Source excerpt -
____

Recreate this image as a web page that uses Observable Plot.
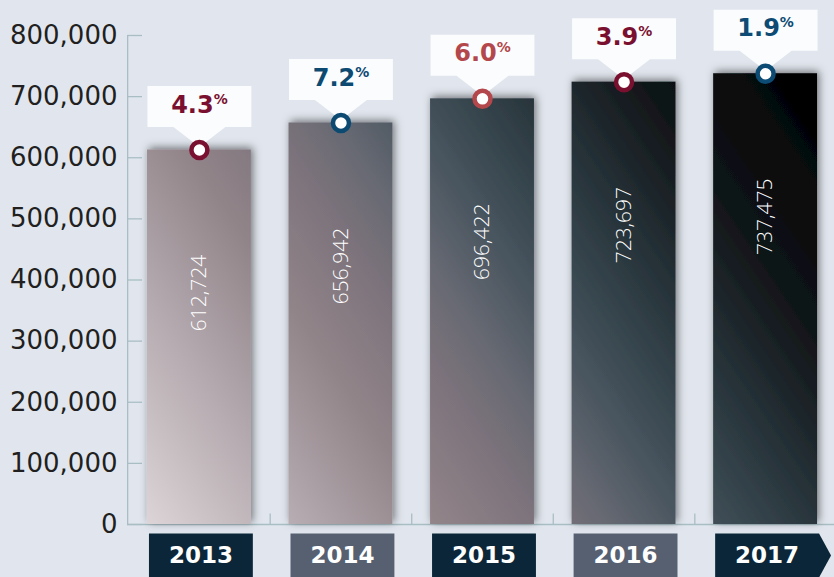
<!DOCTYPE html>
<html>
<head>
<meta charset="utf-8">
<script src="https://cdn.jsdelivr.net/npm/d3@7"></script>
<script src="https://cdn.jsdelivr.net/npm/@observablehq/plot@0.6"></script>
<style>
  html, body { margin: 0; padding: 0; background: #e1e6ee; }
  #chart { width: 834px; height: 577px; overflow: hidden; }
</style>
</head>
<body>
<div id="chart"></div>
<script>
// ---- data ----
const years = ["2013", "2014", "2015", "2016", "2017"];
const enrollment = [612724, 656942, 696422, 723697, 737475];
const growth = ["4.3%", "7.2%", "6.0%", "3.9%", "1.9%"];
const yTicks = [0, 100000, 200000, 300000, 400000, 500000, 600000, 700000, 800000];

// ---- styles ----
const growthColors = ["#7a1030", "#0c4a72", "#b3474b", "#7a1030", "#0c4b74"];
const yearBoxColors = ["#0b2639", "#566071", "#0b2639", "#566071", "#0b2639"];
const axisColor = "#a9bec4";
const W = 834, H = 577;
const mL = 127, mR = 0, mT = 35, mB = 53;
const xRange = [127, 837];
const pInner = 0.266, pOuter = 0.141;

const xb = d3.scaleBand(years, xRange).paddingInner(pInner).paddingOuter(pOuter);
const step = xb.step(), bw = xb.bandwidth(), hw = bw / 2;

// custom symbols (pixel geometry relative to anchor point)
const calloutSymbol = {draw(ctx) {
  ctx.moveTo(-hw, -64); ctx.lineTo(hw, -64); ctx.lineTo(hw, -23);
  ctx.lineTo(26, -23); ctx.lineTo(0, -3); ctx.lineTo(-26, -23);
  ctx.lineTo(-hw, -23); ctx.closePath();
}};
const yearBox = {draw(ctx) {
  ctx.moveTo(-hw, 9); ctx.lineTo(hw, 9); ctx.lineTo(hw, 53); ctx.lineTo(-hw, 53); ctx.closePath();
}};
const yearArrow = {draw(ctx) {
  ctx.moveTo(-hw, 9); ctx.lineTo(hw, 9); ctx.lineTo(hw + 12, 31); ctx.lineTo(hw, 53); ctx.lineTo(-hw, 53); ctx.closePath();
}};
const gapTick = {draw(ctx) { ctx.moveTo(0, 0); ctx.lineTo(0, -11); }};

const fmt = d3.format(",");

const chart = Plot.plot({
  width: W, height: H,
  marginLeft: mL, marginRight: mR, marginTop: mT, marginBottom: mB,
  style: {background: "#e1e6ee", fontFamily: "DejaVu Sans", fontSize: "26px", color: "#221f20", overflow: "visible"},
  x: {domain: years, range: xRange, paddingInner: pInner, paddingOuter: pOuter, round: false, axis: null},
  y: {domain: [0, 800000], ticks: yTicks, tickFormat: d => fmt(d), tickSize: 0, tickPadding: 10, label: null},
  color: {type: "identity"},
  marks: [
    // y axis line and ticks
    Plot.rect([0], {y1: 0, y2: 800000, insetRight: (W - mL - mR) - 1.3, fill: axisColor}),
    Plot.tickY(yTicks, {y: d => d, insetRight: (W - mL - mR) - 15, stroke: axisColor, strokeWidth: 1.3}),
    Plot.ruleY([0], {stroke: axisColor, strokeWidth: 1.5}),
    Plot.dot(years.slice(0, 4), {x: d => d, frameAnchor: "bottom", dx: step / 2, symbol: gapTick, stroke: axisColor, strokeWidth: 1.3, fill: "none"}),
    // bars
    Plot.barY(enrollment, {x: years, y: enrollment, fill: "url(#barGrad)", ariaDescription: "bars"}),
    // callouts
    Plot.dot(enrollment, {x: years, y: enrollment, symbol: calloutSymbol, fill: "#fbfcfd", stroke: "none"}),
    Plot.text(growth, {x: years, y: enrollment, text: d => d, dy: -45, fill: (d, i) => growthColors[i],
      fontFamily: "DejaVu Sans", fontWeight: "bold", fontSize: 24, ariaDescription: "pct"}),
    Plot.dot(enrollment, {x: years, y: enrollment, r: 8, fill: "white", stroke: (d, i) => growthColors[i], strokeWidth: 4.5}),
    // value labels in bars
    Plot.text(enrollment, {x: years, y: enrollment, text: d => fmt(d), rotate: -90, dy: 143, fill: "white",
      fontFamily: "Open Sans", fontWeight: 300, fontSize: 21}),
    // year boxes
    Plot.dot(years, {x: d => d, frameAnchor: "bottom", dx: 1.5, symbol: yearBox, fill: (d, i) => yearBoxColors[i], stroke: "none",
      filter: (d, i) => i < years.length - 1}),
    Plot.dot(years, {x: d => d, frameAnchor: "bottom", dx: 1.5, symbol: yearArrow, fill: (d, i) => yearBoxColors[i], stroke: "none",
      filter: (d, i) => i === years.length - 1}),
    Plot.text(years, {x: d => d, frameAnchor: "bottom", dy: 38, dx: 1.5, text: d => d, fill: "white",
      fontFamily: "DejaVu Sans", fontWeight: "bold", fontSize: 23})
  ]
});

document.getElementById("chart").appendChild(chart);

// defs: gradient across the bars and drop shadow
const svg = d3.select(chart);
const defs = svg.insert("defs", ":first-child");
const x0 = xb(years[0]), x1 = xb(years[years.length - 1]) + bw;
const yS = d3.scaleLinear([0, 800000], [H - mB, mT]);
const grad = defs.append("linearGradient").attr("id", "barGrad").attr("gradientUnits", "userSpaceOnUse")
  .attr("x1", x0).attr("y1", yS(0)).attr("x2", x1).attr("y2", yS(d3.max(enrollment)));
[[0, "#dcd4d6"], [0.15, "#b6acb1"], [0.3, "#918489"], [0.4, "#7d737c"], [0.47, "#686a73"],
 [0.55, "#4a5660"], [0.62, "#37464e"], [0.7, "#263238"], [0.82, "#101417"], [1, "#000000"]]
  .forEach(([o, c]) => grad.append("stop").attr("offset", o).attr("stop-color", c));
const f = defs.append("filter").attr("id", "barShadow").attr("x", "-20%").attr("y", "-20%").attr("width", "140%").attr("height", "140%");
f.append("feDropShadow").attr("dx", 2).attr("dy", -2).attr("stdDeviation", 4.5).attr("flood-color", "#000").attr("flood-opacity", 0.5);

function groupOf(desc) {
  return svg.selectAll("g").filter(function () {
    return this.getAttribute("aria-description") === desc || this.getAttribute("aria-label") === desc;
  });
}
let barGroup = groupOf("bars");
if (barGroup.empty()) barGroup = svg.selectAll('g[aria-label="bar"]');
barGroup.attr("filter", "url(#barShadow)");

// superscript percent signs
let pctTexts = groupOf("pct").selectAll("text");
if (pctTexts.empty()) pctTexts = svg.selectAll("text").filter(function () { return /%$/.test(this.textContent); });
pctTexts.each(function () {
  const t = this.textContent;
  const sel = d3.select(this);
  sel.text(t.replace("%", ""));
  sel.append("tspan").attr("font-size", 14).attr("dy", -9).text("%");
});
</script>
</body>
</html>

____

Exercise instructions -
Write the full listing out again with every line unchanged, but include no pictures.

Answer in full -
Recreate this image as a web page that uses Observable Plot.
<!DOCTYPE html>
<html>
<head>
<meta charset="utf-8">
<script src="https://cdn.jsdelivr.net/npm/d3@7"></script>
<script src="https://cdn.jsdelivr.net/npm/@observablehq/plot@0.6"></script>
<style>
  html, body { margin: 0; padding: 0; background: #e1e6ee; }
  #chart { width: 834px; height: 577px; overflow: hidden; }
</style>
</head>
<body>
<div id="chart"></div>
<script>
// ---- data ----
const years = ["2013", "2014", "2015", "2016", "2017"];
const enrollment = [612724, 656942, 696422, 723697, 737475];
const growth = ["4.3%", "7.2%", "6.0%", "3.9%", "1.9%"];
const yTicks = [0, 100000, 200000, 300000, 400000, 500000, 600000, 700000, 800000];

// ---- styles ----
const growthColors = ["#7a1030", "#0c4a72", "#b3474b", "#7a1030", "#0c4b74"];
const yearBoxColors = ["#0b2639", "#566071", "#0b2639", "#566071", "#0b2639"];
const axisColor = "#a9bec4";
const W = 834, H = 577;
const mL = 127, mR = 0, mT = 35, mB = 53;
const xRange = [127, 837];
const pInner = 0.266, pOuter = 0.141;

const xb = d3.scaleBand(years, xRange).paddingInner(pInner).paddingOuter(pOuter);
const step = xb.step(), bw = xb.bandwidth(), hw = bw / 2;

// custom symbols (pixel geometry relative to anchor point)
const calloutSymbol = {draw(ctx) {
  ctx.moveTo(-hw, -64); ctx.lineTo(hw, -64); ctx.lineTo(hw, -23);
  ctx.lineTo(26, -23); ctx.lineTo(0, -3); ctx.lineTo(-26, -23);
  ctx.lineTo(-hw, -23); ctx.closePath();
}};
const yearBox = {draw(ctx) {
  ctx.moveTo(-hw, 9); ctx.lineTo(hw, 9); ctx.lineTo(hw, 53); ctx.lineTo(-hw, 53); ctx.closePath();
}};
const yearArrow = {draw(ctx) {
  ctx.moveTo(-hw, 9); ctx.lineTo(hw, 9); ctx.lineTo(hw + 12, 31); ctx.lineTo(hw, 53); ctx.lineTo(-hw, 53); ctx.closePath();
}};
const gapTick = {draw(ctx) { ctx.moveTo(0, 0); ctx.lineTo(0, -11); }};

const fmt = d3.format(",");

const chart = Plot.plot({
  width: W, height: H,
  marginLeft: mL, marginRight: mR, marginTop: mT, marginBottom: mB,
  style: {background: "#e1e6ee", fontFamily: "DejaVu Sans", fontSize: "26px", color: "#221f20", overflow: "visible"},
  x: {domain: years, range: xRange, paddingInner: pInner, paddingOuter: pOuter, round: false, axis: null},
  y: {domain: [0, 800000], ticks: yTicks, tickFormat: d => fmt(d), tickSize: 0, tickPadding: 10, label: null},
  color: {type: "identity"},
  marks: [
    // y axis line and ticks
    Plot.rect([0], {y1: 0, y2: 800000, insetRight: (W - mL - mR) - 1.3, fill: axisColor}),
    Plot.tickY(yTicks, {y: d => d, insetRight: (W - mL - mR) - 15, stroke: axisColor, strokeWidth: 1.3}),
    Plot.ruleY([0], {stroke: axisColor, strokeWidth: 1.5}),
    Plot.dot(years.slice(0, 4), {x: d => d, frameAnchor: "bottom", dx: step / 2, symbol: gapTick, stroke: axisColor, strokeWidth: 1.3, fill: "none"}),
    // bars
    Plot.barY(enrollment, {x: years, y: enrollment, fill: "url(#barGrad)", ariaDescription: "bars"}),
    // callouts
    Plot.dot(enrollment, {x: years, y: enrollment, symbol: calloutSymbol, fill: "#fbfcfd", stroke: "none"}),
    Plot.text(growth, {x: years, y: enrollment, text: d => d, dy: -45, fill: (d, i) => growthColors[i],
      fontFamily: "DejaVu Sans", fontWeight: "bold", fontSize: 24, ariaDescription: "pct"}),
    Plot.dot(enrollment, {x: years, y: enrollment, r: 8, fill: "white", stroke: (d, i) => growthColors[i], strokeWidth: 4.5}),
    // value labels in bars
    Plot.text(enrollment, {x: years, y: enrollment, text: d => fmt(d), rotate: -90, dy: 143, fill: "white",
      fontFamily: "Open Sans", fontWeight: 300, fontSize: 21}),
    // year boxes
    Plot.dot(years, {x: d => d, frameAnchor: "bottom", dx: 1.5, symbol: yearBox, fill: (d, i) => yearBoxColors[i], stroke: "none",
      filter: (d, i) => i < years.length - 1}),
    Plot.dot(years, {x: d => d, frameAnchor: "bottom", dx: 1.5, symbol: yearArrow, fill: (d, i) => yearBoxColors[i], stroke: "none",
      filter: (d, i) => i === years.length - 1}),
    Plot.text(years, {x: d => d, frameAnchor: "bottom", dy: 38, dx: 1.5, text: d => d, fill: "white",
      fontFamily: "DejaVu Sans", fontWeight: "bold", fontSize: 23})
  ]
});

document.getElementById("chart").appendChild(chart);

// defs: gradient across the bars and drop shadow
const svg = d3.select(chart);
const defs = svg.insert("defs", ":first-child");
const x0 = xb(years[0]), x1 = xb(years[years.length - 1]) + bw;
const yS = d3.scaleLinear([0, 800000], [H - mB, mT]);
const grad = defs.append("linearGradient").attr("id", "barGrad").attr("gradientUnits", "userSpaceOnUse")
  .attr("x1", x0).attr("y1", yS(0)).attr("x2", x1).attr("y2", yS(d3.max(enrollment)));
[[0, "#dcd4d6"], [0.15, "#b6acb1"], [0.3, "#918489"], [0.4, "#7d737c"], [0.47, "#686a73"],
 [0.55, "#4a5660"], [0.62, "#37464e"], [0.7, "#263238"], [0.82, "#101417"], [1, "#000000"]]
  .forEach(([o, c]) => grad.append("stop").attr("offset", o).attr("stop-color", c));
const f = defs.append("filter").attr("id", "barShadow").attr("x", "-20%").attr("y", "-20%").attr("width", "140%").attr("height", "140%");
f.append("feDropShadow").attr("dx", 2).attr("dy", -2).attr("stdDeviation", 4.5).attr("flood-color", "#000").attr("flood-opacity", 0.5);

function groupOf(desc) {
  return svg.selectAll("g").filter(function () {
    return this.getAttribute("aria-description") === desc || this.getAttribute("aria-label") === desc;
  });
}
let barGroup = groupOf("bars");
if (barGroup.empty()) barGroup = svg.selectAll('g[aria-label="bar"]');
barGroup.attr("filter", "url(#barShadow)");

// superscript percent signs
let pctTexts = groupOf("pct").selectAll("text");
if (pctTexts.empty()) pctTexts = svg.selectAll("text").filter(function () { return /%$/.test(this.textContent); });
pctTexts.each(function () {
  const t = this.textContent;
  const sel = d3.select(this);
  sel.text(t.replace("%", ""));
  sel.append("tspan").attr("font-size", 14).attr("dy", -9).text("%");
});
</script>
</body>
</html>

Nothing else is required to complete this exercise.